Though they have pushed for the same tax agenda, Democrats positions are said to be Keynesian influenced, while Republicans are influenced by supply side theory, which they say is the complete opposite of Keynesians. Originally, it was the Democrats who were pushing for the tax cuts. Kennedy and Johnson’s administration in 1960’s pushed for tax cuts. However in recent history, the scenario was reversed Reagan and Bush both belonging to Republican have implemented tax cuts (Chuck).
1.On the positive note, the tax cut helped to stimulate the economy as people with low income were able to buy more than usual.

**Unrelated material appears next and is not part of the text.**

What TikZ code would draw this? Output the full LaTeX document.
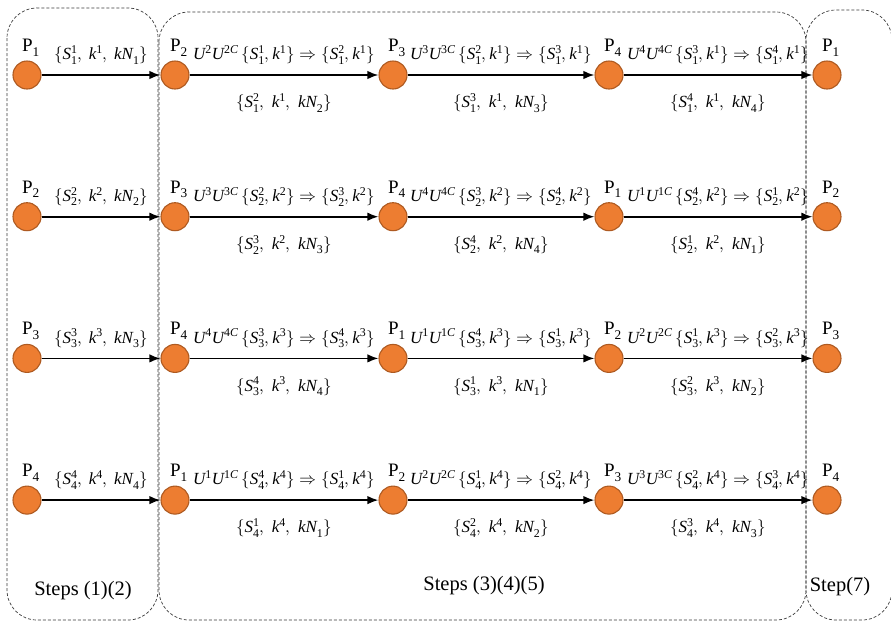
\documentclass[tikz,border=0pt]{standalone}
\usepackage{fontspec}
\usepackage{unicode-math}
\setmainfont{Liberation Serif}
\setmathfont{Latin Modern Math}
\setmathfont{Liberation Serif Italic}[range=it->up]
\setmathfont{Liberation Serif}[range=up/num]
\usetikzlibrary{arrows.meta}
\definecolor{procfill}{HTML}{ED7D31}
\definecolor{procedge}{HTML}{AE5A21}
\definecolor{framegray}{HTML}{3A3A3A}

\begin{document}
\begin{tikzpicture}[x=1pt,y=-1pt,
  proc/.style={circle, fill=procfill, draw=procedge, line width=1.1pt,
    minimum size=28pt, inner sep=0pt},
  plabel/.style={font=\fontsize{19}{21}\selectfont, anchor=south, inner sep=0pt},
  flow/.style={line width=1.8pt, -{Latex[length=11pt,width=8.5pt]}},
  toplab/.style={font=\fontsize{17}{18}\selectfont, inner sep=0pt, yshift=20pt},
  botlab/.style={font=\fontsize{17}{18}\selectfont, inner sep=0pt, yshift=-28pt},
  stage/.style={draw=framegray, line width=0.7pt, dash pattern=on 3pt off 2pt,
    rounded corners=30pt},
  stagename/.style={font=\fontsize{20.5}{22}\selectfont}
]
\useasboundingbox (0,0) rectangle (891,622);

% stage frames
\draw[stage] (7,8) rectangle (158,620);
\draw[stage] (159,12) rectangle (806,620);
\draw[stage] (806,10) rectangle (892,620);

\node[stagename] (s12) at (83,591) {Steps (1)(2)};
\node[stagename] (s345) at (484,586) {Steps (3)(4)(5)};
\node[stagename] (s7) at (840,587) {Step(7)};

% one ring of four processes per row
\foreach \r in {1,...,4} {
  \pgfmathsetmacro{\yy}{75+(\r-1)*141.7}
  \foreach \c/\xx in {1/27,2/175,3/393,4/609,5/827} {
    \pgfmathtruncatemacro{\p}{mod(\r+\c-2,4)+1}
    \node[proc] (n\r\c) at (\xx,\yy) {};
    \node[plabel] (l\r\c) at ([xshift=4pt,yshift=4pt]n\r\c.north) {P\textsubscript{\p}};
  }
  \draw[flow] (n\r1) -- node[toplab] {$\{S_{\r}^{\r},\:k^{\r},\:kN_{\r}\}$} (n\r2);
  \foreach \c in {2,3,4} {
    \pgfmathtruncatemacro{\p}{mod(\r+\c-2,4)+1}
    \pgfmathtruncatemacro{\q}{mod(\r+\c-3,4)+1}
    \pgfmathtruncatemacro{\nx}{\c+1}
    \draw[flow] (n\r\c) --
      node[toplab] {$U^{\p}U^{\p C}\,\{S_{\r}^{\q},k^{\r}\}\Rightarrow\{S_{\r}^{\p},k^{\r}\}$}
      node[botlab] {$\{S_{\r}^{\p},\;k^{\r},\;kN_{\p}\}$}
      (n\r\nx);
  }
}
\end{tikzpicture}
\end{document}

Under Bush administration’s Economic Growth and Tax Relief Reconciliation Act of 2001 (EGTRRA), the child tax credit was increased 100% ; estate and gift taxes were repealed and income tax rates were reduced.
2. On the negative side, critics argued that tax cuts have benefitted mostly the 5% of the US population who are paying about $470 Billion of the total income tax revenue, while the next 20% of the population pays about a total of $260 billion and the 3rd who comprised the 25% of the population pays about $120 billion and the bottom earners who comprised the majority 50% of the population pays a total amount of $35 billion collectively (David,2005) .By merely looking at the figures, its simple to see that tax cuts indeed benefitted the elite 5% of America’s population.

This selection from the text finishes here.